Bank confirmations are one of the most fundamental steps an auditor is asked to perform. And yet, in two of the largest scandals in recent years, auditors did not perform this step adequately, if at all. The accounting regulator, the PCAOB, has known for a while that existing standards were not adequate to force auditors to do a good job in this area.
“Existing standards do not address all areas for which direct confirmation with third parties may be preferable to applying other auditing procedures. For example, existing auditing standards do not require an auditor to confirm cash account balances or the terms of significant transactions or agreements.”
In fact, the Parmalat scandal should have been a wake up call for the PCAOB. But instead of the auditors getting better at this simple process, the Price Waterhouse auditors in the Satyam case have now been accused by the Indian version of the FBI, the Serious Fraud Investigation Office (SFIO), of knowingly certifying the inflated and forged balance sheets prepared based on forged data. The chargesheet says that both of the auditors, after facilitating projection of falsified data, made “misleading” presentations to the audit committee of Satyam about the financial health of the company.
This finding by the SFIO was a surprise to Price Waterhouse, according to press reports, since global firm leadership apparently thought that a previous statement by the Satyam CFO, clearing the auditors of involvement, would be enough to get them out of jail. Obviously they do not watch Law and Order: Criminal Intent. A guilty party’s statements about another accused usually lack credibility and are often made with an ulterior motive. The two Price Waterhouse partners accused of the Satyam misdeeds have been in jail since January when the scandal broke.

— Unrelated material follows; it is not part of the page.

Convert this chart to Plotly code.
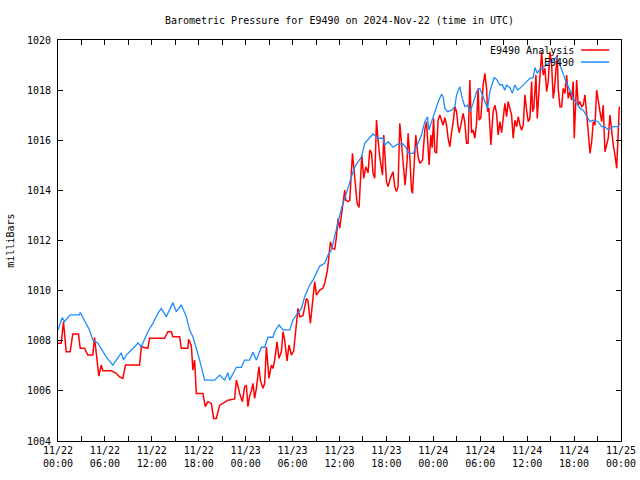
import pandas as pd
import plotly.graph_objects as go

START = "2024-11-22 00:00"
END = "2024-11-25 00:00"

# E9490 observations: hours after START, pressure (mb)
obs_hours = [0.0, 0.54, 0.83, 1.56, 2.75, 2.84, 4.03, 4.45, 5.09, 6.17, 7.01, 8.09, 8.38, 8.73,
             10.01, 10.21, 10.65, 11.49, 12.13, 12.77, 13.21, 13.85, 14.69, 15.13, 15.77, 16.41,
             16.83, 17.25, 18.11, 18.75, 20.03, 20.67, 21.31, 21.73, 21.95, 22.81, 23.45, 23.87,
             24.51, 24.93, 25.37, 26.01, 26.43, 26.85, 27.49, 27.71, 28.26, 28.77, 29.63, 30.05,
             30.49, 31.13, 31.55, 32.19, 32.61, 33.05, 33.47, 34.11, 34.53, 34.97, 35.39, 35.81,
             36.25, 36.67, 37.09, 37.53, 37.95, 38.37, 38.81, 39.23, 39.65, 40.29, 40.93, 41.57,
             41.79, 42.21, 42.85, 43.49, 44.13, 44.57, 44.77, 45.41, 45.85, 46.49, 46.91, 47.26,
             47.42, 47.77, 48.19, 48.70, 49.05, 49.25, 49.47, 49.82, 50.33, 50.75, 50.97, 51.39,
             51.69, 52.03, 52.38, 52.67, 53.09, 53.53, 53.95, 54.25, 54.59, 54.94, 55.23, 55.78,
             56.09, 56.51, 56.81, 57.15, 57.37, 57.79, 58.09, 58.43, 58.78, 59.07, 59.71, 60.35,
             60.77, 60.99, 61.29, 61.54, 61.85, 62.40, 63.13, 63.77, 64.19, 64.61, 65.05, 65.47,
             65.89, 66.33, 66.75, 67.17, 67.61, 68.03, 68.45, 69.09, 69.53, 69.95, 70.37, 71.01,
             71.65, 71.87]
obs_mb = [1008.43, 1008.93, 1008.76, 1009.03, 1009.03, 1009.13, 1008.43, 1008.03, 1007.90, 1007.36,
          1007.03, 1007.52, 1007.23, 1007.43, 1007.83, 1007.92, 1007.76, 1008.36, 1008.69, 1009.09,
          1009.29, 1008.96, 1009.52, 1009.16, 1009.43, 1008.96, 1008.43, 1008.16, 1007.23, 1006.43,
          1006.43, 1006.63, 1006.43, 1006.72, 1006.43, 1006.94, 1006.94, 1007.23, 1007.23, 1007.54,
          1007.23, 1007.74, 1007.74, 1008.14, 1008.14, 1008.36, 1008.63, 1008.43, 1008.43, 1008.83,
          1009.03, 1009.29, 1009.76, 1010.22, 1010.42, 1010.69, 1010.98, 1011.09, 1011.42, 1011.62,
          1012.15, 1012.69, 1013.28, 1013.68, 1014.15, 1014.55, 1014.94, 1015.14, 1015.34, 1015.88,
          1016.01, 1016.25, 1016.08, 1016.08, 1015.81, 1015.94, 1015.72, 1015.85, 1015.85, 1015.68,
          1015.48, 1015.48, 1015.74, 1016.21, 1016.74, 1016.94, 1016.41, 1016.74, 1017.14, 1017.60,
          1017.83, 1017.75, 1017.27, 1017.14, 1017.20, 1017.34, 1017.81, 1018.14, 1017.67, 1017.34,
          1017.40, 1017.14, 1017.47, 1017.94, 1018.07, 1017.81, 1017.60, 1017.27, 1017.94, 1018.50,
          1018.43, 1018.20, 1018.22, 1018.00, 1018.20, 1018.10, 1017.87, 1018.20, 1018.00, 1018.07,
          1018.27, 1018.47, 1018.50, 1018.90, 1018.67, 1018.80, 1018.84, 1019.00, 1019.13, 1019.33,
          1019.00, 1018.60, 1018.27, 1018.00, 1017.67, 1017.47, 1017.27, 1017.20, 1016.94, 1016.74,
          1016.80, 1016.74, 1016.54, 1016.54, 1016.41, 1016.54, 1016.54, 1016.68]

# E9490 Analysis: hours after START, pressure (mb)
ana_hours = [0.0, 0.41, 0.58, 0.70, 1.05, 1.56, 1.89, 2.62, 2.84, 3.39, 3.81, 4.45, 4.67, 4.97,
             5.22, 5.53, 5.73, 6.81, 7.45, 7.87, 8.29, 8.64, 10.43, 10.65, 11.49, 11.71, 13.63,
             14.05, 14.49, 14.69, 15.55, 15.77, 16.61, 16.70, 17.05, 17.25, 17.47, 17.69, 18.53,
             18.84, 19.17, 19.61, 19.90, 20.25, 20.67, 21.09, 21.31, 21.73, 22.59, 22.81, 23.01,
             23.23, 23.58, 23.87, 24.09, 24.29, 24.51, 24.73, 24.93, 25.15, 25.37, 25.57, 25.70,
             25.88, 26.21, 26.43, 26.65, 26.98, 27.29, 27.49, 27.71, 28.01, 28.26, 28.57, 28.77,
             28.99, 29.29, 29.54, 29.85, 30.14, 30.40, 30.69, 30.91, 31.33, 31.77, 31.97, 32.28,
             32.61, 32.83, 33.05, 33.47, 33.89, 34.11, 34.46, 34.66, 34.84, 35.10, 35.39, 35.61,
             35.81, 36.03, 36.25, 36.45, 36.67, 36.80, 37.09, 37.31, 37.53, 37.66, 37.82, 38.08,
             38.25, 38.50, 38.68, 38.85, 39.10, 39.36, 39.65, 39.87, 40.09, 40.29, 40.51, 40.73,
             40.93, 41.15, 41.50, 41.66, 41.83, 42.01, 42.21, 42.52, 42.85, 43.07, 43.29, 43.49,
             43.71, 43.97, 44.22, 44.39, 44.65, 44.77, 44.99, 45.21, 45.34, 45.50, 45.76, 46.05,
             46.27, 46.62, 46.91, 47.13, 47.33, 47.46, 47.68, 47.85, 48.03, 48.19, 48.41, 48.61,
             48.83, 49.05, 49.25, 49.47, 49.69, 49.89, 50.11, 50.33, 50.53, 50.75, 50.97, 51.17,
             51.30, 51.52, 51.81, 52.03, 52.25, 52.45, 52.67, 52.89, 53.09, 53.31, 53.53, 53.73,
             53.86, 54.08, 54.37, 54.59, 54.81, 54.94, 55.10, 55.36, 55.65, 55.87, 56.09, 56.29,
             56.51, 56.73, 57.15, 57.37, 57.57, 57.79, 58.01, 58.21, 58.43, 58.65, 58.86, 59.07,
             59.29, 59.50, 59.71, 59.93, 60.13, 60.35, 60.57, 60.70, 60.86, 61.12, 61.29, 61.54,
             61.72, 61.85, 62.05, 62.27, 62.49, 62.69, 62.91, 63.13, 63.33, 63.46, 63.68, 63.85,
             63.97, 64.19, 64.41, 64.61, 64.83, 65.05, 65.25, 65.47, 65.69, 65.89, 66.02, 66.20,
             66.33, 66.53, 66.75, 66.97, 67.17, 67.39, 67.61, 67.81, 68.03, 68.25, 68.45, 68.67,
             68.89, 69.09, 69.31, 69.53, 69.73, 69.95, 70.17, 70.37, 70.59, 70.81, 71.01, 71.23,
             71.45, 71.65, 71.78]
ana_mb = [1007.90, 1007.90, 1008.40, 1008.76, 1007.56, 1007.56, 1008.27, 1008.27, 1007.70, 1007.70,
          1007.43, 1007.43, 1008.14, 1007.23, 1006.59, 1007.03, 1006.80, 1006.80, 1006.70, 1006.56,
          1006.50, 1007.03, 1007.03, 1007.76, 1007.70, 1008.10, 1008.10, 1008.36, 1008.36, 1008.16,
          1008.16, 1007.70, 1007.70, 1008.06, 1007.80, 1006.83, 1007.23, 1005.90, 1005.90, 1005.37,
          1005.57, 1005.50, 1004.90, 1004.90, 1005.43, 1005.50, 1005.55, 1005.63, 1005.68, 1006.43,
          1006.20, 1005.90, 1005.57, 1006.17, 1006.20, 1005.37, 1005.80, 1006.00, 1006.30, 1005.70,
          1006.10, 1006.70, 1006.96, 1006.43, 1006.10, 1006.30, 1007.76, 1006.50, 1007.03, 1006.90,
          1007.23, 1007.96, 1007.30, 1007.56, 1008.36, 1008.03, 1007.20, 1007.83, 1007.43, 1007.60,
          1008.30, 1009.29, 1008.96, 1009.00, 1009.69, 1009.60, 1008.69, 1009.89, 1010.36, 1009.82,
          1010.02, 1010.10, 1010.29, 1010.82, 1011.42, 1011.95, 1011.69, 1011.65, 1012.15, 1012.88,
          1012.49, 1013.08, 1013.42, 1014.01, 1013.61, 1013.55, 1013.60, 1014.55, 1015.48, 1014.94,
          1014.08, 1013.48, 1013.32, 1014.41, 1015.41, 1014.48, 1014.94, 1014.70, 1015.61, 1015.50,
          1014.68, 1014.48, 1016.81, 1016.01, 1015.34, 1014.61, 1016.21, 1015.30, 1014.35, 1014.15,
          1014.50, 1014.74, 1014.15, 1013.95, 1014.15, 1016.68, 1015.74, 1014.61, 1014.21, 1015.21,
          1016.28, 1015.34, 1014.01, 1013.88, 1014.81, 1016.21, 1015.34, 1015.08, 1015.20, 1016.41,
          1016.74, 1015.41, 1015.01, 1016.21, 1015.70, 1016.87, 1015.54, 1015.50, 1016.81, 1017.01,
          1016.80, 1016.60, 1016.90, 1016.60, 1016.08, 1015.74, 1016.30, 1016.70, 1017.34, 1017.15,
          1016.54, 1016.30, 1016.60, 1017.07, 1016.70, 1015.88, 1015.88, 1018.40, 1016.30, 1016.40,
          1016.08, 1016.70, 1018.07, 1016.80, 1016.90, 1018.20, 1018.67, 1018.07, 1017.14, 1017.30,
          1015.81, 1017.14, 1017.40, 1017.07, 1016.21, 1016.74, 1016.30, 1017.47, 1016.94, 1017.54,
          1017.27, 1017.00, 1016.08, 1016.80, 1016.54, 1016.94, 1016.61, 1016.40, 1016.61, 1017.81,
          1017.20, 1016.74, 1016.87, 1018.34, 1017.14, 1017.30, 1018.60, 1016.87, 1018.10, 1019.00,
          1019.53, 1018.60, 1018.87, 1017.94, 1018.34, 1019.53, 1019.00, 1017.67, 1017.94, 1018.80,
          1019.40, 1018.07, 1017.34, 1017.34, 1018.07, 1017.87, 1018.60, 1017.67, 1017.94, 1017.60,
          1018.34, 1016.08, 1017.54, 1018.40, 1017.40, 1017.54, 1017.34, 1017.40, 1017.81, 1017.14,
          1016.34, 1015.48, 1015.94, 1016.74, 1016.60, 1018.00, 1017.47, 1017.14, 1016.74, 1017.40,
          1015.54, 1015.80, 1016.08, 1017.01, 1016.34, 1015.81, 1015.41, 1014.88, 1016.34, 1017.34]

y_ticks = [1004, 1006, 1008, 1010, 1012, 1014, 1016, 1018, 1020]

start = pd.Timestamp(START)
end = pd.Timestamp(END)
obs_t = start + pd.to_timedelta(obs_hours, unit="h")
ana_t = start + pd.to_timedelta(ana_hours, unit="h")

major = pd.date_range(start, end, freq="6h")
minor = pd.date_range(start, end, freq="3h")
tick_text = [t.strftime("%m/%d<br>%H:%M") for t in major]

FONT = "DejaVu Sans Mono"
RED = "#ff0000"
BLUE = "#1e8cff"

fig = go.Figure()
fig.add_trace(go.Scatter(x=ana_t, y=ana_mb, mode="lines", name="E9490 Analysis",
                         line=dict(color=RED, width=1.5)))
fig.add_trace(go.Scatter(x=obs_t, y=obs_mb, mode="lines", name="E9490",
                         line=dict(color=BLUE, width=1.3)))

axis_common = dict(showline=True, linecolor="black", linewidth=1, mirror="allticks",
                   ticks="inside", ticklen=5, tickcolor="black", showgrid=False,
                   zeroline=False, automargin=False,
                   tickfont=dict(family=FONT, size=10, color="black"))

fig.update_layout(
    template="none",
    width=640, height=480,
    margin=dict(l=58, r=19, t=40, b=39, pad=0),
    paper_bgcolor="white", plot_bgcolor="white",
    showlegend=False,
    hovermode=False,
    font=dict(family=FONT, size=10, color="black"),
    title=dict(text="Barometric Pressure for E9490 on 2024-Nov-22 (time in UTC)",
               x=0.5, xref="paper", y=1 - 20 / 480, yref="container", yanchor="middle",
               automargin=False,
               font=dict(family=FONT, size=10, color="black")),
    xaxis=dict(range=[start, end], tickmode="array", tickvals=major, ticktext=tick_text,
               minor=dict(tickmode="array", tickvals=minor, ticks="inside", ticklen=5,
                          tickcolor="black", showgrid=False),
               **axis_common),
    yaxis=dict(range=[1004, 1020], tickmode="array", tickvals=y_ticks,
               ticklabelstandoff=4, **axis_common),
)

# y-axis title
fig.add_annotation(text="milliBars", xref="paper", yref="paper", x=-0.085, y=0.5,
                   textangle=-90, showarrow=False, xanchor="center", yanchor="middle",
                   font=dict(family=FONT, size=10, color="black"))

# gnuplot-style key (text, then line sample) at top right
key_rows = [("E9490 Analysis", RED, 0.975), ("E9490", BLUE, 0.945)]
for label, color, yy in key_rows:
    fig.add_annotation(text=label, xref="paper", yref="paper", x=0.92, y=yy,
                       xanchor="right", yanchor="middle", showarrow=False,
                       font=dict(family=FONT, size=10, color="black"))
    fig.add_shape(type="line", xref="paper", yref="paper", x0=0.929, x1=0.979,
                  y0=yy, y1=yy, line=dict(color=color, width=1.5))

fig.write_html("out.html", config={"displayModeBar": False, "staticPlot": True},
               post_script="document.body.style.margin='0';document.body.style.overflow='hidden';")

As with many other examples of “alleged” negligence and complicity by auditors, such as in the recent lawsuit against KPMG in the New Century case, there are often others both in the company and in the firm who tried to tell the audit partners that there was a problem, only to be ignored. According to the SFIO accusation in the Satyam case and lawsuits filed in the KPMG/New Century Case, partners from both firms deliberately ignored their own experts in order to please their clients and, therefore, continue to receive the millions of dollars of fees for the certification of financial statements that proved to be worthless to investors and regulators.
The Parmalat case is still causing headaches for Deloitte. After paying out hundreds of millions of dollars in settlements for multiple Parmalat-related lawsuits, there’s now a suit against their international firm, the umbrella organisation that advertises that it keeps the global network of firms in line. A winning judgment against the international firm in this case will change the way the largest global audit firms do business forever.
To understand the concept of ‘global network of firms” as used by the world’s largest audit firms, just look at the case that’s closest to potentially “piercing the veil” of this sham structure. Cue the current litigation regarding BDO and Banco Espiritu Santo. BDO’s lawyer actually argued against the concept of BDO as a Global firm in order to get their international umbrella firm off the hook for any settlement related to the US firm. (Even his fellow South Florida lawyers concede he’s “shining a turd” in this case.)
It’s likely that not only will PwC’s international arm be faced with a lawsuit similar to the Deloitte International /Parmalat case and the BDO International/Banco Espiritu Santo case, but that PwC’s Chairman Di Piazza may be named as a defendant. The sins of Satyam are staggering. Right now, PwC is operating in crisis mode, trying to protect the huge franchise the firm has serving both large Indian technology firms and brand-name multinationals with operations in India.
The dilemma for the PwC Global senior leadership “crisis team” is that the answer to the burning question, “How could Price Waterhouse India let this happen at Satyam?” has four lousy answers:
a) Price Waterhouse India audit technique and “quality” standards demonstrate the epitome of incompetence and professional negligence,
b) Price Waterhouse India partners colluded with Satyam management to commit the fraud,
c) Price Waterhouse India partners were “duped,”
d) Some combination of all three.
None of the above answers will win PricewaterhouseCoopers International Limited any prizes. If the Price Waterhouse partners are found criminally responsible, lawsuits and sanctions against them by the Indian government may prove fatal to the firm.